==== Stored rows ====

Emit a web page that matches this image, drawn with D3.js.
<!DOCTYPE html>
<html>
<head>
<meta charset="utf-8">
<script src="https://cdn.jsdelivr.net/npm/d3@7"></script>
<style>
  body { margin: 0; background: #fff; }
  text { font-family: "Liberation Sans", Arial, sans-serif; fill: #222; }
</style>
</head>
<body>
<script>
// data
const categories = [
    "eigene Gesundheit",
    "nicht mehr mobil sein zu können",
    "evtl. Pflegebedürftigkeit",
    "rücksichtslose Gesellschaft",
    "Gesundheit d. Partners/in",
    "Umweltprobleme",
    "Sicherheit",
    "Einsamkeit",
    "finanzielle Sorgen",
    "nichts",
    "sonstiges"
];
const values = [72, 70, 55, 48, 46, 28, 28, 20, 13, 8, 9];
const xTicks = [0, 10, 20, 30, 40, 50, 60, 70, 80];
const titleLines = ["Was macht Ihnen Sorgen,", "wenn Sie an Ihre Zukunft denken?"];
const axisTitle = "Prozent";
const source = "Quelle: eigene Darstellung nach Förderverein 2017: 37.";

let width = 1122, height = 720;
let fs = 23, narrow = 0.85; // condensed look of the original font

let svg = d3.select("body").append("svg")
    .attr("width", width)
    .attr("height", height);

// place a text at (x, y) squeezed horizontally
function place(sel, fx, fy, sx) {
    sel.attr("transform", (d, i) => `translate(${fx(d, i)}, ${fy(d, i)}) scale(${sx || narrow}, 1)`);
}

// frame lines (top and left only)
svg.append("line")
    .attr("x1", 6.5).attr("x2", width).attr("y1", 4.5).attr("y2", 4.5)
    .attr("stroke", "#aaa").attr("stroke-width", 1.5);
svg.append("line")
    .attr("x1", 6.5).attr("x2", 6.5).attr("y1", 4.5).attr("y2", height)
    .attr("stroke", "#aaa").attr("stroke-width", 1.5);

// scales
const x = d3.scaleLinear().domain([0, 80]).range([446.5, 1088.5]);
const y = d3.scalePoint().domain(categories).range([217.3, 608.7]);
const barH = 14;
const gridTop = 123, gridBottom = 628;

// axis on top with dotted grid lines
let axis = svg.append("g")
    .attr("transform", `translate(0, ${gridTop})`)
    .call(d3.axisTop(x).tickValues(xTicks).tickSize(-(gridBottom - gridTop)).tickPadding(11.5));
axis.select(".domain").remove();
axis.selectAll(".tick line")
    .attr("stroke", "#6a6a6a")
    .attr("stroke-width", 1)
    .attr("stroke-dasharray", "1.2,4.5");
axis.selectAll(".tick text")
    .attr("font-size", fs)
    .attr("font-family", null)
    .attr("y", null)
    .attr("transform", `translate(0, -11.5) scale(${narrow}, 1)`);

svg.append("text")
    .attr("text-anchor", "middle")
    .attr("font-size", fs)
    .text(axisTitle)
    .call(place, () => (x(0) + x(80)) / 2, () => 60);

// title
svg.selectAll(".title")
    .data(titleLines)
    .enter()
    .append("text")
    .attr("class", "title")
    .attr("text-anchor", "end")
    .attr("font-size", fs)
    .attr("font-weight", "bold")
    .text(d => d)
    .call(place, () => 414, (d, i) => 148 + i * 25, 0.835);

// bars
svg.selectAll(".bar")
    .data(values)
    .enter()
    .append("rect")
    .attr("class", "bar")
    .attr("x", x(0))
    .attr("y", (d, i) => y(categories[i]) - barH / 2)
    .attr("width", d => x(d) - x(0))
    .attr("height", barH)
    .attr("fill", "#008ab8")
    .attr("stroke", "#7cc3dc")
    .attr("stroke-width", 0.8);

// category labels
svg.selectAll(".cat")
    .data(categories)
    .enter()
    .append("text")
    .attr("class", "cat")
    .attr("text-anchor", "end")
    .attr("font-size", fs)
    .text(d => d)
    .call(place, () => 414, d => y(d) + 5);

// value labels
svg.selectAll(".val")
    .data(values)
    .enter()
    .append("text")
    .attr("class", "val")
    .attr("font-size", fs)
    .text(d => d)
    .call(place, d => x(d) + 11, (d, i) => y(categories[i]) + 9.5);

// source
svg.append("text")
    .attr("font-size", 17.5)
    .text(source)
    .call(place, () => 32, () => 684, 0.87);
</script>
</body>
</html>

====
==== Stored rows ====

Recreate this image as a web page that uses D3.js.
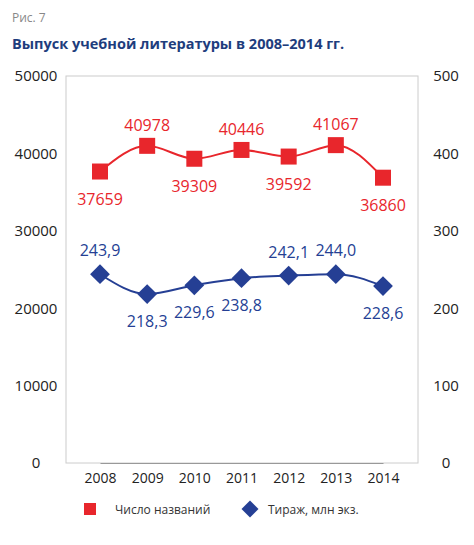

====

Look through the listing above. Pick out each line with "this" and copy it.

> [Task answer]:
Emit a web page that matches this image, drawn with D3.js.
Recreate this image as a web page that uses D3.js.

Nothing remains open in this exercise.